文件预览

organize.py

查看 File Manager 技能包中的文件内容。

文件内容

scripts/organize.py

#!/usr/bin/env python3
"""
智能文件分类脚本
支持按类型、日期、大小或自定义规则分类文件
"""

import os
import re
import shutil
import argparse
from pathlib import Path
from datetime import datetime
from collections import defaultdict

# 文件类型映射
FILE_TYPES = {
    'images': ['.jpg', '.jpeg', '.png', '.gif', '.bmp', '.svg', '.webp', '.ico'],
    'documents': ['.pdf', '.doc', '.docx', '.txt', '.md', '.xls', '.xlsx', '.ppt', '.pptx'],
    'videos': ['.mp4', '.avi', '.mkv', '.mov', '.wmv', '.flv', '.webm'],
    'audio': ['.mp3', '.wav', '.flac', '.aac', '.ogg', '.m4a'],
    'archives': ['.zip', '.rar', '.7z', '.tar', '.gz', '.bz2'],
    'code': ['.py', '.js', '.html', '.css', '.java', '.cpp', '.c', '.h', '.go', '.rs'],
    'data': ['.json', '.xml', '.csv', '.yaml', '.yml', '.sql', '.db'],
}


def get_file_category(file_path):
    """根据扩展名返回文件类别"""
    ext = Path(file_path).suffix.lower()
    for category, extensions in FILE_TYPES.items():
        if ext in extensions:
            return category
    return 'others'


def organize_by_type(source_dir, dry_run=True, move=False):
    """按文件类型分类"""
    source_path = Path(source_dir)
    if not source_path.exists():
        print(f"错误: 目录不存在 {source_dir}")
        return
    
    files_by_type = defaultdict(list)
    
    # 收集文件
    for file_path in source_path.rglob('*'):
        if file_path.is_symlink():
            continue
        if file_path.is_file():
            # Skip files already in a category subdir
            try:
                rel = file_path.relative_to(source_path)
                if rel.parts[0] in FILE_TYPES or rel.parts[0] == 'others':
                    continue
            except (ValueError, IndexError):
                pass
            category = get_file_category(file_path)
            files_by_type[category].append(file_path)
    
    # 显示预览
    print(f"\n{'='*50}")
    print(f"文件分类预览 (源目录: {source_dir})")
    print(f"{'='*50}")
    
    for category, files in sorted(files_by_type.items()):
        print(f"\n{category.upper()} ({len(files)} 个文件):")
        for f in files[:5]:  # 只显示前5个
            print(f"  - {f.relative_to(source_path)}")
        if len(files) > 5:
            print(f"  ... 还有 {len(files) - 5} 个文件")
    
    if dry_run:
        print(f"\n这是一个预览。使用 --execute 来执行实际移动。")
        return

    confirm = input("\n确认执行? (yes/no): ")
    if confirm.lower() != 'yes':
        print("操作已取消")
        return

    # 执行移动
    for category, files in files_by_type.items():
        target_dir = source_path / category
        target_dir.mkdir(exist_ok=True)
        
        for file_path in files:
            try:
                target_path = target_dir / file_path.name
                counter = 1
                while target_path.exists():
                    target_path = target_dir / f"{file_path.stem}_{counter}{file_path.suffix}"
                    counter += 1
                if move:
                    shutil.move(str(file_path), str(target_path))
                else:
                    shutil.copy2(str(file_path), str(target_path))
                print(f"{'移动' if move else '复制'}: {file_path.name} → {category}/")
            except Exception as e:
                print(f"错误: 无法处理 {file_path.name}: {e}")

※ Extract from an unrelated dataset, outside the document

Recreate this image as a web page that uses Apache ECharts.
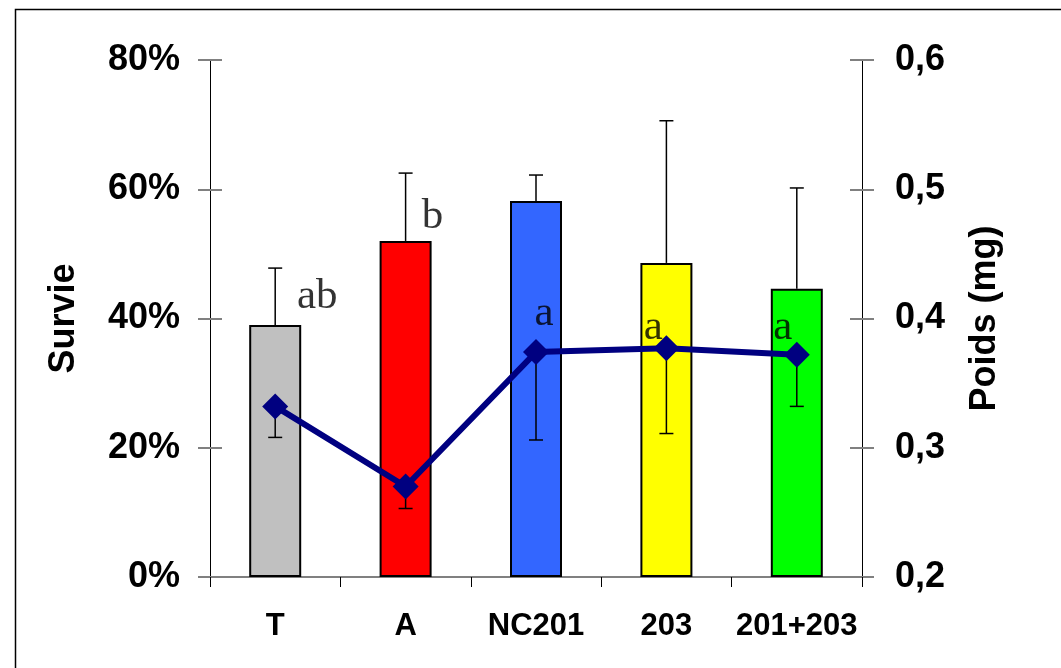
<!DOCTYPE html>
<html>
<head>
<meta charset="utf-8">
<script src="https://cdn.jsdelivr.net/npm/echarts@6/dist/echarts.min.js"></script>
<style>
html,body{margin:0;padding:0;background:#fff;}
#chart{width:1061px;height:668px;}
</style>
</head>
<body>
<div id="chart"></div>
<script>
// data
var categories = ['T', 'A', 'NC201', '203', '201+203'];
var barColors = ['#C0C0C0', '#FF0000', '#3366FF', '#FFFF00', '#00FF00'];
var survie = [39.0, 52.0, 58.2, 48.6, 44.6];          // %
var survieHigh = [47.8, 62.5, 62.2, 70.6, 60.2];      // top of error bar
var poids = [0.332, 0.270, 0.374, 0.377, 0.372];      // mg
var poidsLow = [0.308, 0.253, 0.306, 0.311, 0.332];   // bottom of error bar
var letters = ['ab', 'b', 'a', 'a', 'a'];
var letterLevel = [43.3, 55.7, 40.8, 38.5, 38.5];     // % on left axis
var letterShift = [42, 27, 8, -13, -14];              // px, horizontal

var chart = echarts.init(document.getElementById('chart'));

function errorBars() {
    return function (params, api) {
        var i = api.value(0);
        var p1 = api.coord([i, api.value(1)]);
        var p2 = api.coord([i, api.value(2)]);
        var st = {stroke: '#000', lineWidth: 1.5};
        return {
            type: 'group',
            children: [
                {type: 'line', shape: {x1: p1[0], y1: p1[1], x2: p2[0], y2: p2[1]}, style: st},
                {type: 'line', shape: {x1: p2[0] - 7, y1: p2[1], x2: p2[0] + 7, y2: p2[1]}, style: st}
            ]
        };
    };
}

var tickFont = {fontFamily: 'Liberation Sans, Arial, sans-serif', fontWeight: 'bold', fontSize: 36, color: '#000'};

var options = {
    animation: false,
    backgroundColor: '#fff',
    grid: {left: 210, right: 199, top: 60, bottom: 91},
    graphic: [{
        type: 'rect', left: 13, top: 7,
        shape: {width: 1100, height: 700},
        style: {fill: 'none', stroke: '#000', lineWidth: 1.5}
    }],
    xAxis: {
        type: 'category',
        data: categories,
        boundaryGap: true,
        axisLine: {lineStyle: {color: '#808080', width: 2}},
        axisTick: {show: true, inside: false, length: 10, lineStyle: {color: '#000', width: 1}},
        axisLabel: {interval: 0, margin: 34, fontFamily: 'Liberation Sans, Arial, sans-serif', fontWeight: 'bold', fontSize: 31, color: '#000'}
    },
    yAxis: [
        {
            type: 'value', position: 'left', min: 0, max: 80, interval: 20,
            name: 'Survie', nameLocation: 'middle', nameGap: 128,
            nameTextStyle: tickFont,
            axisLine: {show: true, lineStyle: {color: '#000', width: 1}},
            axisTick: {show: true, length: 12, lineStyle: {color: '#808080', width: 2}},
            axisLabel: Object.assign({margin: 30, formatter: '{value}%'}, tickFont),
            splitLine: {show: false}
        },
        {
            type: 'value', position: 'right', min: 0.2, max: 0.6, interval: 0.1,
            name: 'Poids (mg)', nameLocation: 'middle', nameGap: 105,
            nameTextStyle: tickFont,
            axisLine: {show: true, lineStyle: {color: '#000', width: 1}},
            axisTick: {show: true, length: 12, lineStyle: {color: '#808080', width: 2}},
            axisLabel: Object.assign({margin: 33, formatter: function (v) { return v.toFixed(1).replace('.', ','); }}, tickFont),
            splitLine: {show: false}
        },
        {
            type: 'value', position: 'left', min: 0, max: 80, interval: 20,
            axisLine: {show: false}, axisLabel: {show: false}, splitLine: {show: false},
            axisTick: {show: true, inside: true, length: 12, lineStyle: {color: '#808080', width: 2}}
        },
        {
            type: 'value', position: 'right', min: 0.2, max: 0.6, interval: 0.1,
            axisLine: {show: false}, axisLabel: {show: false}, splitLine: {show: false},
            axisTick: {show: true, inside: true, length: 12, lineStyle: {color: '#808080', width: 2}}
        }
    ],
    series: [
        {
            type: 'bar',
            yAxisIndex: 0,
            barWidth: 52,
            data: survie.map(function (v, i) {
                return {value: v, itemStyle: {color: barColors[i], borderColor: '#000', borderWidth: 2}};
            }),
            z: 2
        },
        {
            type: 'custom',
            yAxisIndex: 0,
            renderItem: errorBars(),
            data: survie.map(function (v, i) { return [i, v, survieHigh[i]]; }),
            z: 3
        },
        {
            type: 'scatter',
            yAxisIndex: 0,
            symbolSize: 0,
            silent: true,
            data: letters.map(function (t, i) {
                return {
                    value: [i, letterLevel[i]],
                    label: {
                        show: true, position: 'inside', formatter: t,
                        offset: [letterShift[i], 0],
                        fontFamily: 'Liberation Serif, Times New Roman, serif',
                        fontSize: 43, color: '#000', textBorderWidth: 0
                    }
                };
            }),
            z: 4
        },
        {
            type: 'custom',
            yAxisIndex: 1,
            renderItem: errorBars(),
            data: poids.map(function (v, i) { return [i, v, poidsLow[i]]; }),
            z: 5
        },
        {
            type: 'line',
            yAxisIndex: 1,
            data: poids,
            symbol: 'diamond',
            symbolSize: 26,
            lineStyle: {color: '#000080', width: 6},
            itemStyle: {color: '#000080'},
            z: 6
        }
    ]
};
chart.setOption(options);
</script>
</body>
</html>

def organize_by_date(source_dir, date_format='year/month', dry_run=True, move=False):
    """按日期分类"""
    source_path = Path(source_dir)
    if not source_path.exists():
        print(f"错误: 目录不存在 {source_dir}")
        return
    
    files_by_date = defaultdict(list)
    
    for file_path in source_path.rglob('*'):
        if file_path.is_symlink():
            continue
        if file_path.is_file():
            # Skip files already in a date subdir
            try:
                rel = file_path.relative_to(source_path)
                if len(rel.parts) > 1 and re.match(r'^\d{4}$', rel.parts[0]):
                    continue
            except (ValueError, IndexError):
                pass
            try:
                mtime = file_path.stat().st_mtime
                date = datetime.fromtimestamp(mtime)
                
                if date_format == 'year/month':
                    date_key = date.strftime('%Y/%m')
                elif date_format == 'year/month/day':
                    date_key = date.strftime('%Y/%m/%d')
                elif date_format == 'year':
                    date_key = date.strftime('%Y')
                else:
                    date_key = date.strftime('%Y-%m')
                
                files_by_date[date_key].append(file_path)
            except Exception as e:
                print(f"警告: 无法获取 {file_path} 的日期: {e}")
    
    # 显示预览
    print(f"\n{'='*50}")
    print(f"按日期分类预览 (格式: {date_format})")
    print(f"{'='*50}")
    
    for date_key in sorted(files_by_date.keys()):
        files = files_by_date[date_key]
        print(f"\n{date_key}/ ({len(files)} 个文件)")
        for f in files[:3]:
            print(f"  - {f.name}")
        if len(files) > 3:
            print(f"  ... 还有 {len(files) - 3} 个文件")
    
    if dry_run:
        print(f"\n这是一个预览。使用 --execute 来执行实际移动。")
        return

    confirm = input("\n确认执行? (yes/no): ")
    if confirm.lower() != 'yes':
        print("操作已取消")
        return

    # 执行移动
    for date_key, files in files_by_date.items():
        target_dir = source_path / date_key.replace('/', os.sep)
        target_dir.mkdir(parents=True, exist_ok=True)
        
        for file_path in files:
            try:
                target_path = target_dir / file_path.name
                counter = 1
                while target_path.exists():
                    target_path = target_dir / f"{file_path.stem}_{counter}{file_path.suffix}"
                    counter += 1
                if move:
                    shutil.move(str(file_path), str(target_path))
                else:
                    shutil.copy2(str(file_path), str(target_path))
            except Exception as e:
                print(f"错误: 无法处理 {file_path.name}: {e}")


def main():
    parser = argparse.ArgumentParser(description='智能文件分类工具')
    parser.add_argument('source', help='源目录路径')
    parser.add_argument('--by-type', action='store_true', help='按文件类型分类')
    parser.add_argument('--by-date', action='store_true', help='按修改日期分类')
    parser.add_argument('--by-size', action='store_true', help='按文件大小分类')
    parser.add_argument('--date-format', default='year/month', 
                       choices=['year', 'year/month', 'year/month/day'],
                       help='日期格式 (默认: year/month)')
    parser.add_argument('--size-ranges', default='10,100,1024',
                       help='大小阈值(MB),逗号分隔 (默认: 10,100,1024)')
    parser.add_argument('--execute', action='store_true', help='执行实际操作(默认仅预览)')
    parser.add_argument('--move', action='store_true', help='移动而非复制文件')
    
    args = parser.parse_args()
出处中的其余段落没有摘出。